Juli Carson is Associate Professor in the Studio Art Department at UCI where she teaches Critical and Curatorial Practice in Contemporary Art and directs the University Art Gallery. She is also editor of Exile of the Imaginary: Politics, Aesthetics, Love (Koeln: Walter Koenig Press, 2008). Her forthcoming book, The Conceptual Unconscious, will be published by Les Figues Press.

Footnotes
  1. Roland Barthes, A Lover’s Discourse: Fragments, (New York: Hill and Wang, 1992), 211.
  2. Guy Debord, “Report on The Construction of Situations and on the International Situationist Tendency’s Conditions ofOrganization and Action” (June 1957), Ken Knabb, ed., Situationist International Anthology (Berkeley: Bureau of Public Secrets, 1981), 17-25.
  3. Text available on line at http://www.ubu.com/papers/buren_beware.html
  4. Jacques Lacan, The Four Fundamental Concepts of Psychoanalysis (The Seminar of Jacques Lacan, Book 11), (New York: W.W. Norton & Company, 1978), 103.
  5. Aesthetics and Politics, Fredric Jameson, ed. (New York: Verso, 1996), 203.
  6. Scholars and critics today commonly define the punctum as a visual detail within an image that disturbs the viewer However, in part two of Camera Lucida, Barthes qualifies that, in fact, the punctum is not a visual detail but a temporal crisis afforded by photography’s indexical nature.
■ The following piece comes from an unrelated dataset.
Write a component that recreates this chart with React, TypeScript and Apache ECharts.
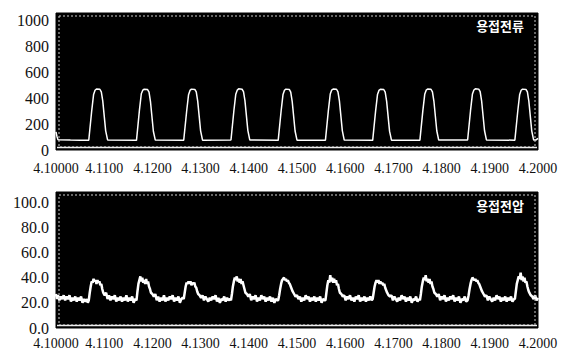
import React, { useEffect, useRef } from "react";
import * as echarts from "echarts";

const xTicks = [4.1, 4.2];
const currentTitle = "용접전류";
const voltageTitle = "용접전압";

const currentPoints: [number, number][] = [
  [4.1, 140], [4.1002, 105], [4.1004, 80], [4.103, 77], [4.105, 76],
  [4.1068, 76], [4.1074, 300], [4.1078, 430], [4.1081, 462], [4.1084, 472], [4.1091, 470], [4.1094, 450], [4.1097, 380], [4.1103, 150], [4.1107, 78],
  [4.1167, 75], [4.1173, 305], [4.1177, 435], [4.118, 463], [4.1183, 470], [4.119, 468], [4.1193, 448], [4.1196, 375], [4.1202, 145], [4.1206, 77],
  [4.1265, 76], [4.1271, 298], [4.1275, 428], [4.1278, 461], [4.1281, 471], [4.1288, 469], [4.1291, 449], [4.1294, 378], [4.13, 148], [4.1304, 76],
  [4.1363, 77], [4.1369, 302], [4.1373, 432], [4.1376, 463], [4.1379, 473], [4.1386, 470], [4.1389, 451], [4.1392, 382], [4.1398, 152], [4.1402, 78],
  [4.1461, 75], [4.1467, 300], [4.1471, 430], [4.1474, 462], [4.1477, 471], [4.1484, 469], [4.1487, 448], [4.149, 377], [4.1496, 147], [4.15, 76],
  [4.1559, 76], [4.1565, 303], [4.1569, 433], [4.1572, 464], [4.1575, 472], [4.1582, 470], [4.1585, 450], [4.1588, 380], [4.1594, 150], [4.1598, 77],
  [4.1657, 75], [4.1663, 299], [4.1667, 429], [4.167, 461], [4.1673, 470], [4.168, 468], [4.1683, 447], [4.1686, 376], [4.1692, 146], [4.1696, 76],
  [4.1755, 76], [4.1761, 301], [4.1765, 431], [4.1768, 463], [4.1771, 472], [4.1778, 470], [4.1781, 449], [4.1784, 379], [4.179, 149], [4.1794, 77],
  [4.1854, 77], [4.186, 304], [4.1864, 434], [4.1867, 464], [4.187, 473], [4.1877, 471], [4.188, 451], [4.1883, 381], [4.1889, 151], [4.1893, 78],
  [4.1952, 76], [4.1958, 300], [4.1962, 430], [4.1965, 462], [4.1968, 471], [4.1975, 469], [4.1978, 449], [4.1981, 378], [4.1987, 148], [4.1991, 77],
  [4.1996, 78], [4.2, 90],
];

const voltagePoints: [number, number][] = [
  [4.1, 27], [4.1002, 23], [4.1004, 26], [4.1007, 22], [4.101, 25], [4.1013, 23], [4.1016, 26], [4.1019, 22], [4.1022, 25], [4.1025, 23],
  [4.1028, 26], [4.1031, 21], [4.1034, 24], [4.1037, 22], [4.104, 25], [4.1043, 21], [4.1046, 24], [4.1049, 22], [4.1052, 25], [4.1055, 20],
  [4.1058, 23], [4.1061, 21], [4.1064, 23], [4.1066, 20],
  [4.1068, 22], [4.107, 28], [4.1072, 33], [4.1074, 37], [4.1076, 36], [4.1078, 39], [4.108, 37], [4.1082, 38], [4.1084, 35], [4.1086, 38],
  [4.1088, 36], [4.109, 37], [4.1092, 34], [4.1094, 35], [4.1096, 31], [4.1098, 28], [4.1101, 26], [4.1104, 28], [4.1107, 23], [4.111, 26],
  [4.1113, 22], [4.1116, 25], [4.1119, 23], [4.1122, 26], [4.1125, 21], [4.1128, 24], [4.1131, 22], [4.1134, 25], [4.1137, 21], [4.114, 24],
  [4.1143, 22], [4.1146, 26], [4.1149, 21], [4.1152, 24], [4.1155, 22], [4.1158, 25], [4.1161, 20], [4.1164, 23],
  [4.1167, 22], [4.1169, 29], [4.1171, 35], [4.1173, 38], [4.1175, 41], [4.1177, 37], [4.1179, 40], [4.1181, 36], [4.1183, 38], [4.1185, 35],
  [4.1187, 39], [4.1189, 35], [4.1191, 37], [4.1193, 33], [4.1195, 31], [4.1197, 28], [4.12, 27], [4.1203, 25], [4.1206, 27], [4.1209, 22],
  [4.1212, 25], [4.1215, 21], [4.1218, 24], [4.1221, 22], [4.1224, 26], [4.1227, 21], [4.123, 24], [4.1233, 22], [4.1236, 25], [4.1239, 23],
  [4.1242, 26], [4.1245, 21], [4.1248, 24], [4.1251, 22], [4.1254, 25], [4.1257, 20], [4.126, 23], [4.1263, 24],
  [4.1265, 23], [4.1267, 28], [4.1269, 33], [4.1271, 36], [4.1273, 35], [4.1275, 37], [4.1277, 35], [4.1279, 37], [4.1281, 34], [4.1283, 36],
  [4.1285, 35], [4.1287, 36], [4.1289, 33], [4.1291, 32], [4.1293, 29], [4.1295, 27], [4.1298, 26], [4.1301, 24], [4.1304, 26], [4.1307, 22],
  [4.131, 25], [4.1313, 23], [4.1316, 21], [4.1319, 24], [4.1322, 22], [4.1325, 25], [4.1328, 23], [4.1331, 26], [4.1334, 21], [4.1337, 24],
  [4.134, 20], [4.1343, 23], [4.1346, 22], [4.1349, 25], [4.1352, 21], [4.1355, 24], [4.1358, 22], [4.1361, 23],
  [4.1363, 22], [4.1365, 27], [4.1367, 33], [4.1369, 37], [4.1371, 40], [4.1373, 38], [4.1375, 41], [4.1377, 37], [4.1379, 39], [4.1381, 36],
  [4.1383, 39], [4.1385, 35], [4.1387, 37], [4.1389, 34], [4.1391, 31], [4.1393, 28], [4.1396, 27], [4.1399, 25], [4.1402, 27], [4.1405, 22],
  [4.1408, 25], [4.1411, 23], [4.1414, 26], [4.1417, 21], [4.142, 24], [4.1423, 22], [4.1426, 26], [4.1429, 23], [4.1432, 25], [4.1435, 21],
  [4.1438, 24], [4.1441, 22], [4.1444, 25], [4.1447, 21], [4.145, 24], [4.1453, 20], [4.1456, 23], [4.1459, 22],
  [4.1461, 22], [4.1463, 26], [4.1465, 31], [4.1467, 35], [4.1469, 38], [4.1471, 39], [4.1473, 40], [4.1475, 38], [4.1477, 39], [4.1479, 37],
  [4.1481, 38], [4.1483, 36], [4.1485, 35], [4.1487, 33], [4.1489, 31], [4.1491, 29], [4.1494, 27], [4.1497, 25], [4.15, 26], [4.1503, 23],
  [4.1506, 25], [4.1509, 21], [4.1512, 24], [4.1515, 22], [4.1518, 26], [4.1521, 23], [4.1524, 25], [4.1527, 21], [4.153, 24], [4.1533, 22],
  [4.1536, 25], [4.1539, 21], [4.1542, 24], [4.1545, 22], [4.1548, 25], [4.1551, 20], [4.1554, 23], [4.1557, 22],
  [4.1559, 22], [4.1561, 28], [4.1563, 34], [4.1565, 38], [4.1567, 36], [4.1569, 42], [4.1571, 37], [4.1573, 40], [4.1575, 36], [4.1577, 39],
  [4.1579, 36], [4.1581, 38], [4.1583, 34], [4.1585, 35], [4.1587, 31], [4.1589, 28], [4.1592, 27], [4.1595, 25], [4.1598, 26], [4.1601, 22],
  [4.1604, 25], [4.1607, 23], [4.161, 26], [4.1613, 22], [4.1616, 24], [4.1619, 21], [4.1622, 25], [4.1625, 23], [4.1628, 26], [4.1631, 21],
  [4.1634, 24], [4.1637, 22], [4.164, 25], [4.1643, 21], [4.1646, 24], [4.1649, 22], [4.1652, 25], [4.1655, 22],
  [4.1657, 23], [4.1659, 28], [4.1661, 33], [4.1663, 36], [4.1665, 38], [4.1667, 36], [4.1669, 38], [4.1671, 35], [4.1673, 37], [4.1675, 35],
  [4.1677, 36], [4.1679, 34], [4.1681, 35], [4.1683, 32], [4.1685, 30], [4.1687, 28], [4.169, 26], [4.1693, 25], [4.1696, 26], [4.1699, 22],
  [4.1702, 25], [4.1705, 23], [4.1708, 21], [4.1711, 24], [4.1714, 22], [4.1717, 26], [4.172, 23], [4.1723, 25], [4.1726, 21], [4.1729, 24],
  [4.1732, 22], [4.1735, 25], [4.1738, 20], [4.1741, 23], [4.1744, 22], [4.1747, 25], [4.175, 21], [4.1753, 23],
  [4.1755, 22], [4.1757, 27], [4.1759, 33], [4.1761, 37], [4.1763, 40], [4.1765, 38], [4.1767, 42], [4.1769, 37], [4.1771, 39], [4.1773, 36],
  [4.1775, 39], [4.1777, 35], [4.1779, 37], [4.1781, 33], [4.1783, 31], [4.1785, 28], [4.1788, 27], [4.1791, 25], [4.1794, 27], [4.1797, 22],
  [4.18, 25], [4.1803, 23], [4.1806, 26], [4.1809, 21], [4.1812, 24], [4.1815, 22], [4.1818, 25], [4.1821, 23], [4.1824, 26], [4.1827, 21],
  [4.183, 24], [4.1833, 22], [4.1836, 25], [4.1839, 20], [4.1842, 23], [4.1845, 22], [4.1848, 25], [4.1851, 21],
  [4.1854, 22], [4.1856, 26], [4.1858, 31], [4.186, 35], [4.1862, 38], [4.1864, 40], [4.1866, 39], [4.1868, 38], [4.187, 39], [4.1872, 37],
  [4.1874, 38], [4.1876, 36], [4.1878, 35], [4.188, 33], [4.1882, 31], [4.1884, 29], [4.1887, 27], [4.189, 25], [4.1893, 26], [4.1896, 22],
  [4.1899, 25], [4.1902, 23], [4.1905, 21], [4.1908, 24], [4.1911, 22], [4.1914, 26], [4.1917, 23], [4.192, 25], [4.1923, 21], [4.1926, 24],
  [4.1929, 22], [4.1932, 25], [4.1935, 21], [4.1938, 24], [4.1941, 22], [4.1944, 25], [4.1947, 21], [4.195, 23],
  [4.1952, 23], [4.1954, 29], [4.1956, 35], [4.1958, 38], [4.196, 41], [4.1962, 39], [4.1964, 44], [4.1966, 38], [4.1968, 41], [4.197, 37],
  [4.1972, 40], [4.1974, 36], [4.1976, 37], [4.1978, 33], [4.198, 30], [4.1982, 28], [4.1985, 26], [4.1988, 25], [4.1991, 23], [4.1994, 26],
  [4.1997, 22], [4.2, 24],
];

const FONT = "Liberation Serif";

export default function App() {
  const ref = useRef<HTMLDivElement>(null);
  useEffect(() => {
    if (!ref.current) return;
    const chart = echarts.init(ref.current, null, { renderer: "svg" });
    const xFmt = (v: number) => (Math.abs(v - xTicks[0]) < 1e-9 ? v.toFixed(5) : v.toFixed(4));
    const baseX = (gridIndex: number, margin: number) => ({
      type: "value",
      gridIndex,
      min: xTicks[0],
      max: xTicks[1],
      interval: 0.01,
      axisLine: { show: false },
      axisTick: { show: false },
      splitLine: { show: false },
      axisLabel: { color: "#111", fontFamily: FONT, fontSize: 14, margin, formatter: xFmt },
    });
    chart.setOption({
      animation: false,
      backgroundColor: "#fff",
      title: [
        {
          text: currentTitle,
          right: 38,
          top: 14,
          textStyle: { color: "#fff", fontSize: 13, fontWeight: "bold", fontFamily: "Noto Sans CJK KR" },
        },
        {
          text: voltageTitle,
          right: 38,
          top: 194,
          textStyle: { color: "#fff", fontSize: 13, fontWeight: "bold", fontFamily: "Noto Sans CJK KR" },
        },
      ],
      grid: [
        { left: 56, top: 13, width: 482, height: 137, show: true, backgroundColor: "#000", borderColor: "#000", borderWidth: 1 },
        { left: 56, top: 192, width: 482, height: 136, show: true, backgroundColor: "#000", borderColor: "#000", borderWidth: 1 },
      ],
      graphic: [
        { type: "rect", shape: { x: 59, y: 16, width: 476, height: 131 }, style: { fill: "none", stroke: "#ccc", lineWidth: 1, lineDash: [2, 2] }, z: 10 },
        { type: "line", shape: { x1: 57, y1: 147.5, x2: 537, y2: 147.5 }, style: { stroke: "#eee", lineWidth: 1.5 }, z: 10 },
        { type: "rect", shape: { x: 59, y: 195, width: 476, height: 130 }, style: { fill: "none", stroke: "#ccc", lineWidth: 1, lineDash: [2, 2] }, z: 10 },
        { type: "line", shape: { x1: 57, y1: 325.5, x2: 537, y2: 325.5 }, style: { stroke: "#eee", lineWidth: 1.5 }, z: 10 },
      ],
      xAxis: [baseX(0, 11), baseX(1, 8)],
      yAxis: [
        {
          type: "value",
          gridIndex: 0,
          min: 0,
          max: 1060,
          interval: 200,
          axisLine: { show: false },
          axisTick: { show: false },
          splitLine: { show: false },
          axisLabel: {
            color: "#111",
            fontFamily: FONT,
            fontSize: 16,
            margin: 7,
            formatter: (v: number) => (v > 1000 ? "" : String(v)),
          },
        },
        {
          type: "value",
          gridIndex: 1,
          min: 0,
          max: 108,
          interval: 20,
          axisLine: { show: false },
          axisTick: { show: false },
          splitLine: { show: false },
          axisLabel: {
            color: "#111",
            fontFamily: FONT,
            fontSize: 16,
            margin: 7,
            formatter: (v: number) => (v > 100 ? "" : v.toFixed(1)),
          },
        },
      ],
      series: [
        {
          type: "line",
          xAxisIndex: 0,
          yAxisIndex: 0,
          data: currentPoints,
          showSymbol: false,
          lineStyle: { color: "#fff", width: 1.5 },
          z: 5,
        },
        {
          type: "line",
          xAxisIndex: 1,
          yAxisIndex: 1,
          data: voltagePoints,
          showSymbol: false,
          lineStyle: { color: "#fff", width: 2.5 },
          z: 5,
        },
      ],
    });
    return () => chart.dispose();
  }, []);
  return (
    <div
      ref={ref}
      style={{ position: "fixed", left: 0, top: 0, width: 567, height: 353, background: "#fff" }}
    />
  );
}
See my “On Critics, Sublimation and the Drive: The Photographic Paradoxes of the Subject,” Art: Sublimation or Symptom,ed. Parveen Adams (New York: The Other Press, 2003).
  7. There is no specific translation for “Bruehlzentrum.” Bruehl is the name of the building’s street with no further meaning. Zentrum literally means “center”.
  8. Jacques Lacan, “The Mirror Stage as Formative of the I Function,” in Ecrits, trans. Bruce Fink (New York: W.W. Norton & Company, 2002), 6.
  9. With alarming frequency I have had to explain what a film negative is to undergraduate art students who have never seen nor held an analog camera. Without this explanation, many students can’t articulate why their iPhone cameras make a particular sound (the digital simulation of an analog shutter) when they take pictures.